-- What you have to do --
Extract everything from the first line through the line with "y_range = [-(H", both ends included, except for any pictures.

Plotting code records:

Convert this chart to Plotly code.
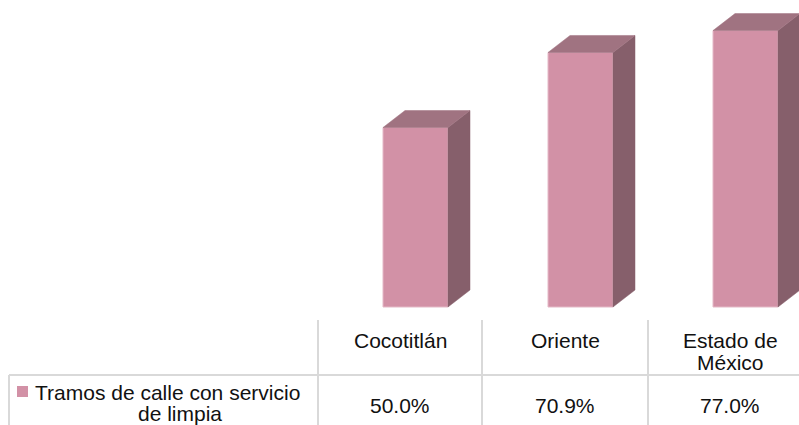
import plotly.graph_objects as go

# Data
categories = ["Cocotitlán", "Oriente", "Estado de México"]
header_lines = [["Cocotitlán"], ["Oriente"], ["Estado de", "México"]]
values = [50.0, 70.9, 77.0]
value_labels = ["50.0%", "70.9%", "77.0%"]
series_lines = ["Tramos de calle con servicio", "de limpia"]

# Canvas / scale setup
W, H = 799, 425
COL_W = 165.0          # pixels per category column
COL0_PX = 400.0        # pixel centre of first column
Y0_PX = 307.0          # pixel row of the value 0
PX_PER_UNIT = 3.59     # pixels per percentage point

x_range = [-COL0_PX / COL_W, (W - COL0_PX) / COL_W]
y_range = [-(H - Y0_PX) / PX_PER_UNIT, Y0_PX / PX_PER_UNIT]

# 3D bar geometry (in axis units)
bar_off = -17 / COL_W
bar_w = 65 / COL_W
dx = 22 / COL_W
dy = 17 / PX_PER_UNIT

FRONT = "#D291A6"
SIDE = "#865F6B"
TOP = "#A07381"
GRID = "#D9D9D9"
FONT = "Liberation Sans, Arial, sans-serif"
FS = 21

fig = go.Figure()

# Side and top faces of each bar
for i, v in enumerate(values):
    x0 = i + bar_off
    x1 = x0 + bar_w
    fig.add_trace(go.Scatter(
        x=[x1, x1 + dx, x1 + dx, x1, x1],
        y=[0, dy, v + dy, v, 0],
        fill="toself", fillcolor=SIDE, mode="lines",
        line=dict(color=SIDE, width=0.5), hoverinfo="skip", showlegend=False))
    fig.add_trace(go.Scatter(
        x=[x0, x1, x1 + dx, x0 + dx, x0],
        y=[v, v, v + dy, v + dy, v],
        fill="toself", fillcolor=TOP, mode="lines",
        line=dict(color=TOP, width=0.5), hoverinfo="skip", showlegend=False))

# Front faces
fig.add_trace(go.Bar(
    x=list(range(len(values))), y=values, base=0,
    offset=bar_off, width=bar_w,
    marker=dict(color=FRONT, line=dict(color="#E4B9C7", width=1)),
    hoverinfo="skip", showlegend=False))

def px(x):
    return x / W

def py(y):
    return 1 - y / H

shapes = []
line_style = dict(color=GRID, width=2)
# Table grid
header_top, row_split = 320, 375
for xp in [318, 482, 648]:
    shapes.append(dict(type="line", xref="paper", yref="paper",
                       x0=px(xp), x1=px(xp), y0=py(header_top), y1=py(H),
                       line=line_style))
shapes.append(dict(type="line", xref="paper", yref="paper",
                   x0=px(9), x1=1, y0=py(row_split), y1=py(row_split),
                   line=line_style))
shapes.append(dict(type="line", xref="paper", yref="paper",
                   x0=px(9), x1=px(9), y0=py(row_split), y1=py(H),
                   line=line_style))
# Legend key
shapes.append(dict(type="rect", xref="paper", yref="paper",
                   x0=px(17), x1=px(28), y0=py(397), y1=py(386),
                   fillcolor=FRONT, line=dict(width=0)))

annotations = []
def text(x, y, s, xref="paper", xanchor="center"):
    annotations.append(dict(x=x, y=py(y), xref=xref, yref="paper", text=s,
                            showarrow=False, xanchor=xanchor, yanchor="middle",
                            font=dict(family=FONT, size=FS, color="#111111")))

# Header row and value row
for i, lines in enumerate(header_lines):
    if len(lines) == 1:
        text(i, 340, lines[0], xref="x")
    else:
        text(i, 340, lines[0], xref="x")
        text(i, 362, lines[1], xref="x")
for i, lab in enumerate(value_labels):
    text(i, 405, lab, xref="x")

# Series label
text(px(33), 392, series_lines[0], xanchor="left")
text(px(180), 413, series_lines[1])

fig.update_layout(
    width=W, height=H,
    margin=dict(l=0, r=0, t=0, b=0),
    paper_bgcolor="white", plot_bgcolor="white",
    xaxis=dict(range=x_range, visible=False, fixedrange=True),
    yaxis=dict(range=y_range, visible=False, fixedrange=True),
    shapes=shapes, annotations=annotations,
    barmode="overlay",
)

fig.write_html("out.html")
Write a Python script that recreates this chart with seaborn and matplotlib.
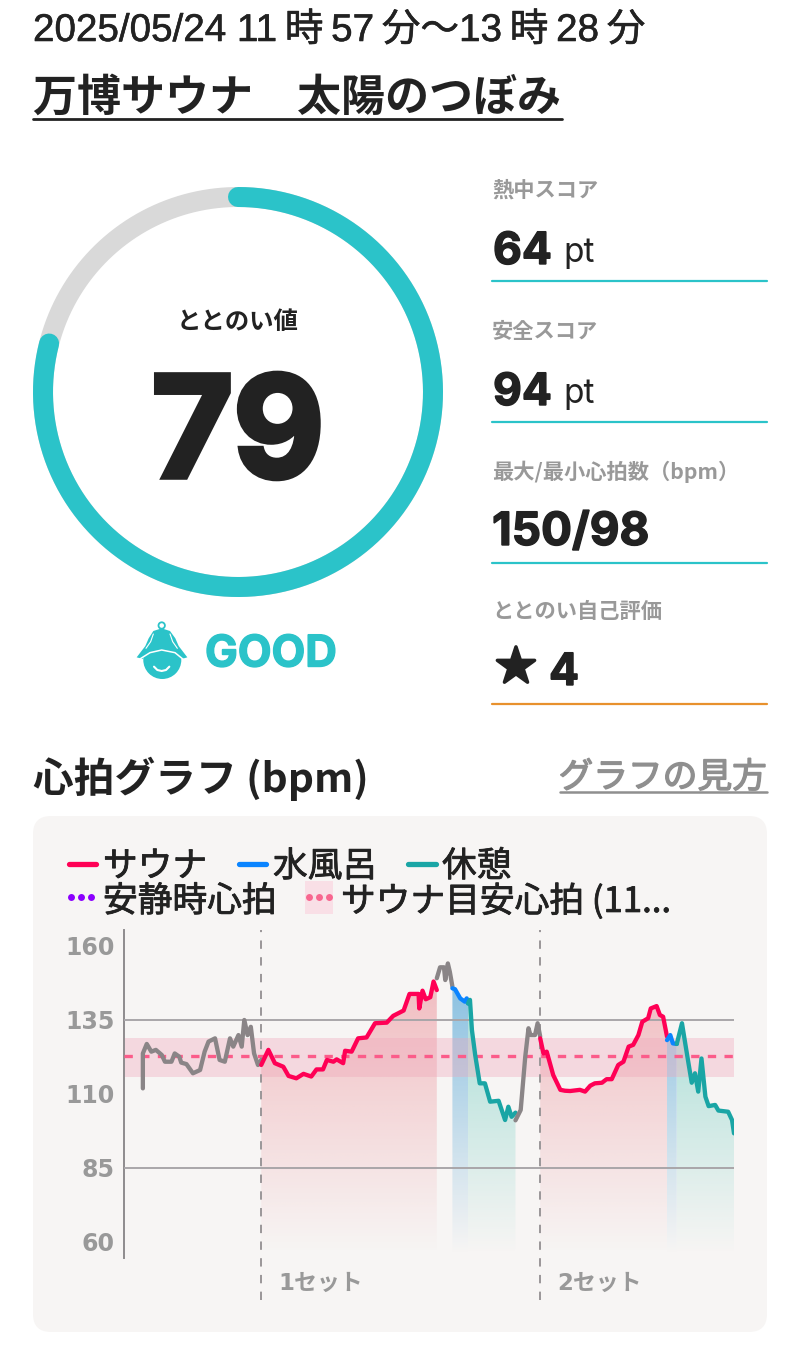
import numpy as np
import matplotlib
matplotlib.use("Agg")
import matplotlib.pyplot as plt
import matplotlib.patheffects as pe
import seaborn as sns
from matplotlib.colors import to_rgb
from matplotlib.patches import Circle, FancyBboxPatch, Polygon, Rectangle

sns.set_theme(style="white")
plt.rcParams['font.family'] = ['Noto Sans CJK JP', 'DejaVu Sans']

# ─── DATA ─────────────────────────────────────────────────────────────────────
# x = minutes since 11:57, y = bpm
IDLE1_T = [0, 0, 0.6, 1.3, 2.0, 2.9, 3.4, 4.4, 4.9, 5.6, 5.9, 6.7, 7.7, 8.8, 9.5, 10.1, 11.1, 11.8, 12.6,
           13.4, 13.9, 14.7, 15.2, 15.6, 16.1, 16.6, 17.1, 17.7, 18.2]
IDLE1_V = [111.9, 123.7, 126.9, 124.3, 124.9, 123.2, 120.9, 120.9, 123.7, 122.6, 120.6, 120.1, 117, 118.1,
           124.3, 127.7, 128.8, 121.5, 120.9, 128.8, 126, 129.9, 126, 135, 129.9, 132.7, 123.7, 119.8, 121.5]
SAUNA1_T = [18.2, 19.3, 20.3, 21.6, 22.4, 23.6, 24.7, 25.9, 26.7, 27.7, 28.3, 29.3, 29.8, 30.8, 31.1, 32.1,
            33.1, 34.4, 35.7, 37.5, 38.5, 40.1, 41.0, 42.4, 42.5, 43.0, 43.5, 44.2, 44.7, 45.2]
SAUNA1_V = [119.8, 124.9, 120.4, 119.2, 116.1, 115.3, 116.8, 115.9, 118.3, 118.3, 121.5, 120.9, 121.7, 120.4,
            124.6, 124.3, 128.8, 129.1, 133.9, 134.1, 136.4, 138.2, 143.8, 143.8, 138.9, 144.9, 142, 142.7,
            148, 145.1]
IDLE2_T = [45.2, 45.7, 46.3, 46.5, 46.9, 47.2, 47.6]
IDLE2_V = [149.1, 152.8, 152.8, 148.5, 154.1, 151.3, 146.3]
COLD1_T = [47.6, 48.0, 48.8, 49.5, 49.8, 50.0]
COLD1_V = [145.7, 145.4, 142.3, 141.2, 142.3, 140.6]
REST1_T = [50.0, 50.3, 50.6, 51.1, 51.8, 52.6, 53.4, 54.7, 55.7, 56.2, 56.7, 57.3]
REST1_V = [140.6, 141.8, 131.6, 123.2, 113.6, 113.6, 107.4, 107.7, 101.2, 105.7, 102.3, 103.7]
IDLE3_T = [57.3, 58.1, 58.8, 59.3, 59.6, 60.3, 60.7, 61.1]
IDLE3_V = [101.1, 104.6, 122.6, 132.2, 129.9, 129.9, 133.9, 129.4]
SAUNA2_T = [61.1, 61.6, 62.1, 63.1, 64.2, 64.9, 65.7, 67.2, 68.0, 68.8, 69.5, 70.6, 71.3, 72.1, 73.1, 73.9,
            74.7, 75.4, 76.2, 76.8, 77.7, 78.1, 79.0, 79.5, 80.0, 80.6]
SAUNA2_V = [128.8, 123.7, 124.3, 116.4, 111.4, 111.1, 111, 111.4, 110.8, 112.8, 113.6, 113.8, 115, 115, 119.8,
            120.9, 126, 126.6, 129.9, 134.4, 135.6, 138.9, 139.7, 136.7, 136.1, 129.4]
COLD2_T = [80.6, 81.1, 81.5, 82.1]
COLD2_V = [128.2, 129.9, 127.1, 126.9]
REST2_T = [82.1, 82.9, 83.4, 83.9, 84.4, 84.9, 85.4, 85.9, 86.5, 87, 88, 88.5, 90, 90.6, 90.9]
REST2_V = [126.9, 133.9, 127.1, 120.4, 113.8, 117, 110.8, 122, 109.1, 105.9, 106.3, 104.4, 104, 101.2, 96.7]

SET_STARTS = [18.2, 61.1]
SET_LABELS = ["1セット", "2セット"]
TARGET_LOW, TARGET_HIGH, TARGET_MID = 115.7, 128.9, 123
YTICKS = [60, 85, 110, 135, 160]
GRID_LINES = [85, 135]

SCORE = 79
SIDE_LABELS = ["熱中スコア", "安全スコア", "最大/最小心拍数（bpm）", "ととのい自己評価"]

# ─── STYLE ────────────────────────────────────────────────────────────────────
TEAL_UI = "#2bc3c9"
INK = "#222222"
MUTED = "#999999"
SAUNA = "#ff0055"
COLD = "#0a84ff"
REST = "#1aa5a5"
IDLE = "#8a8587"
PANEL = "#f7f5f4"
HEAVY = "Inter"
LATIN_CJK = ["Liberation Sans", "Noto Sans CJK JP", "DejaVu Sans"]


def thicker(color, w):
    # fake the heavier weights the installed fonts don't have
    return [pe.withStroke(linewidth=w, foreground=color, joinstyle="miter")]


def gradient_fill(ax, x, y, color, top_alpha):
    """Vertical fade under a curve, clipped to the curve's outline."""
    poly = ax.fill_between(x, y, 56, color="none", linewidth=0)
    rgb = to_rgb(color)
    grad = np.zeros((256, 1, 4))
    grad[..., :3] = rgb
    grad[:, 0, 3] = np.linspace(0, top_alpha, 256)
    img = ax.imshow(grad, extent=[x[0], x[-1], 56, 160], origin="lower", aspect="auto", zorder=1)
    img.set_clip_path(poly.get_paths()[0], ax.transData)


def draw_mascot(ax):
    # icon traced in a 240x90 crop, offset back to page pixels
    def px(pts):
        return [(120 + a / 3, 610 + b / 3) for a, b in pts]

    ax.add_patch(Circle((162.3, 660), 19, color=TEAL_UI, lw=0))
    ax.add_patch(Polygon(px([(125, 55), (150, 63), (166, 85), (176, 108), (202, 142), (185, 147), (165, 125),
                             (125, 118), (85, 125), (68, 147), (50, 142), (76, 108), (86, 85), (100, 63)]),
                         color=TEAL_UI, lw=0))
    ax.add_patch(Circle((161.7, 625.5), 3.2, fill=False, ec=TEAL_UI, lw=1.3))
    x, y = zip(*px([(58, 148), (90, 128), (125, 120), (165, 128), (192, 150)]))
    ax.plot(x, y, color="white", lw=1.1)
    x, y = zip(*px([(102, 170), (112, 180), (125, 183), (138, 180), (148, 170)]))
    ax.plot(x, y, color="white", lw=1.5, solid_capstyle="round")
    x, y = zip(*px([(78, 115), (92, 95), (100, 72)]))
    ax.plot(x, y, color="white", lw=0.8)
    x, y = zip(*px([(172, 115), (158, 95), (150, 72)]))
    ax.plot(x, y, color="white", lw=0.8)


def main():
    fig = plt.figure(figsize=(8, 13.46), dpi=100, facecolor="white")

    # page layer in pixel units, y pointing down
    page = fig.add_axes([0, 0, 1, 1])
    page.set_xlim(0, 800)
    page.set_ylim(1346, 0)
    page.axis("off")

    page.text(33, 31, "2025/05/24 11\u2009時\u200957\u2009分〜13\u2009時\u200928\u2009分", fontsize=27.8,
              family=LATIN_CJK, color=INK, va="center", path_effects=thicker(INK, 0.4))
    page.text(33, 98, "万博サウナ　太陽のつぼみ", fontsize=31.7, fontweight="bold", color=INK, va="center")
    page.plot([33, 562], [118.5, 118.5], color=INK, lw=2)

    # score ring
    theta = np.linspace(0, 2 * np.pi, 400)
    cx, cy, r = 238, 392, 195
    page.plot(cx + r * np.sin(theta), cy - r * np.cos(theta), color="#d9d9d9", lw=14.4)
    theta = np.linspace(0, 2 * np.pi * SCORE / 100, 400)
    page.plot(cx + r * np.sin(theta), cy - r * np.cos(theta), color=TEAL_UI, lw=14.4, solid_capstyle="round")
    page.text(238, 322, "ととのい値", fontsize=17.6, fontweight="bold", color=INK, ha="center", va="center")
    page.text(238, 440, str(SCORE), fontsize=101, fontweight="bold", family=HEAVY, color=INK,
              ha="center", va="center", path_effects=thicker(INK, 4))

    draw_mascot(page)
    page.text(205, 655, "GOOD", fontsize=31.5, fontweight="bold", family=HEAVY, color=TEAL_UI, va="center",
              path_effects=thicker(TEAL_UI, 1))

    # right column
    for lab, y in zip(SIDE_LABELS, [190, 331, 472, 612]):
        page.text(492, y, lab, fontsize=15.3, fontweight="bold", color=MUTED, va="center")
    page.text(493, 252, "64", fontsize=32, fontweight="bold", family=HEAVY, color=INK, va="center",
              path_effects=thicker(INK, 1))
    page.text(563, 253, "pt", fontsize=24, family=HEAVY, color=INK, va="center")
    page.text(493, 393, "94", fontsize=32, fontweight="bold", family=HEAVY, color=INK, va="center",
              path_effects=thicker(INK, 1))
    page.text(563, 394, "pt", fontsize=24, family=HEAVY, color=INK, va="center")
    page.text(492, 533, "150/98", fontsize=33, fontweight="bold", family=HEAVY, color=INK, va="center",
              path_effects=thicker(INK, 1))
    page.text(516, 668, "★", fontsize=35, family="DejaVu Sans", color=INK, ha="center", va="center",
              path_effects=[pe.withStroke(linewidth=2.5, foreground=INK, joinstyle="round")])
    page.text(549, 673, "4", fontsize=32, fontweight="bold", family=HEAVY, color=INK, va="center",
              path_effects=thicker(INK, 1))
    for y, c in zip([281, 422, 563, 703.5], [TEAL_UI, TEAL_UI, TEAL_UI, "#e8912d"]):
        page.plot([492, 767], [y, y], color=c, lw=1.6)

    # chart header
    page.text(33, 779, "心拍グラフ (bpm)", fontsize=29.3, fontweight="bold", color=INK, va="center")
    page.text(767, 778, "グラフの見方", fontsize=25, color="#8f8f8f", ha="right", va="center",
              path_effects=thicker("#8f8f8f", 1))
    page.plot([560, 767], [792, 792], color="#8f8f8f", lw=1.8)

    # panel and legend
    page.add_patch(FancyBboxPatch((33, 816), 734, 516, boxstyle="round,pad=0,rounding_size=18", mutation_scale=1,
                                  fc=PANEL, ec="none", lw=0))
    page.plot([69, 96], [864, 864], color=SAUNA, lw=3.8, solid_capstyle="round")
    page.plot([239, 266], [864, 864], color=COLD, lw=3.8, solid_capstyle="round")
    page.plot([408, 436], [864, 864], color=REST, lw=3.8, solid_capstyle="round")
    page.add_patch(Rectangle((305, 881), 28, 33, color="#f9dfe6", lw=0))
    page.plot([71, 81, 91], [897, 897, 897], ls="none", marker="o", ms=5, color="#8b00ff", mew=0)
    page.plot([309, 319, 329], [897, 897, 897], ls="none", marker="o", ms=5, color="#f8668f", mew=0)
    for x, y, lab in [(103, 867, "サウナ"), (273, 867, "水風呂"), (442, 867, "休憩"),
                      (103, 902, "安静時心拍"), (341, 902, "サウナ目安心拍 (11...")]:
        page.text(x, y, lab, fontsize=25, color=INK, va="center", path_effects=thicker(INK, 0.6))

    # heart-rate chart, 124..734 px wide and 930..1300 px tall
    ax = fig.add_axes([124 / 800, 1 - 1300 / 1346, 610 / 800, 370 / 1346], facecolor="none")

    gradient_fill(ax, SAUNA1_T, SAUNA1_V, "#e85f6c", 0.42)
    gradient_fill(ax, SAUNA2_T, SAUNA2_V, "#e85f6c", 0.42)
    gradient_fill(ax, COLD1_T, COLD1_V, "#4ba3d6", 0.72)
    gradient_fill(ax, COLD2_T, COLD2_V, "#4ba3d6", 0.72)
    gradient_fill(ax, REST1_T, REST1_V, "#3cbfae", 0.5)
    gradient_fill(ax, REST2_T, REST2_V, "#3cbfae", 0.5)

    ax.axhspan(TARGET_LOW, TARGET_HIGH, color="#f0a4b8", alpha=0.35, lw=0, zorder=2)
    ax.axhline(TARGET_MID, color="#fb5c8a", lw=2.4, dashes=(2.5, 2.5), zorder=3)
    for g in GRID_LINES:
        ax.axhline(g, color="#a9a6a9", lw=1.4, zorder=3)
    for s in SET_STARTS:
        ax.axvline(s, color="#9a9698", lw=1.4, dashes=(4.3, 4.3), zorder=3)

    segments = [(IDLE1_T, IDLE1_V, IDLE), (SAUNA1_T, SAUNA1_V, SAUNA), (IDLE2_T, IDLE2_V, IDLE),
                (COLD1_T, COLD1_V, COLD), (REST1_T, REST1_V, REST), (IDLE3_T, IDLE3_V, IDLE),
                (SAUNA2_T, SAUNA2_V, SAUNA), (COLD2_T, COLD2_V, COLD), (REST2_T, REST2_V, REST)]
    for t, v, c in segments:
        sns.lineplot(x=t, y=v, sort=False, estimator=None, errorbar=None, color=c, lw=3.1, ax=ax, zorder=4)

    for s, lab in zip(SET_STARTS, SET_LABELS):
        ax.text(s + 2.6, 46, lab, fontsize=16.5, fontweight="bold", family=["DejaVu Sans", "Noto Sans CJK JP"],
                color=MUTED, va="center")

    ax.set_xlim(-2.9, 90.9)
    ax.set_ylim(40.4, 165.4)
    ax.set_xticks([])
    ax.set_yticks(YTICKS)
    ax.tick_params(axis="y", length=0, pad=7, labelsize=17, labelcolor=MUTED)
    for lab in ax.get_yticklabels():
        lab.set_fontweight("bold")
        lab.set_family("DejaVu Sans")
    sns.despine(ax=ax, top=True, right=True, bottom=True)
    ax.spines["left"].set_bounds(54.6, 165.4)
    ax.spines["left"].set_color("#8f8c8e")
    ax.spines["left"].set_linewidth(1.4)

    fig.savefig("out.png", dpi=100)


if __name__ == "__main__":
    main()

-- Correct output --
Convert this chart to Plotly code.
import plotly.graph_objects as go

# Data
categories = ["Cocotitlán", "Oriente", "Estado de México"]
header_lines = [["Cocotitlán"], ["Oriente"], ["Estado de", "México"]]
values = [50.0, 70.9, 77.0]
value_labels = ["50.0%", "70.9%", "77.0%"]
series_lines = ["Tramos de calle con servicio", "de limpia"]

# Canvas / scale setup
W, H = 799, 425
COL_W = 165.0          # pixels per category column
COL0_PX = 400.0        # pixel centre of first column
Y0_PX = 307.0          # pixel row of the value 0
PX_PER_UNIT = 3.59     # pixels per percentage point

x_range = [-COL0_PX / COL_W, (W - COL0_PX) / COL_W]
y_range = [-(H - Y0_PX) / PX_PER_UNIT, Y0_PX / PX_PER_UNIT]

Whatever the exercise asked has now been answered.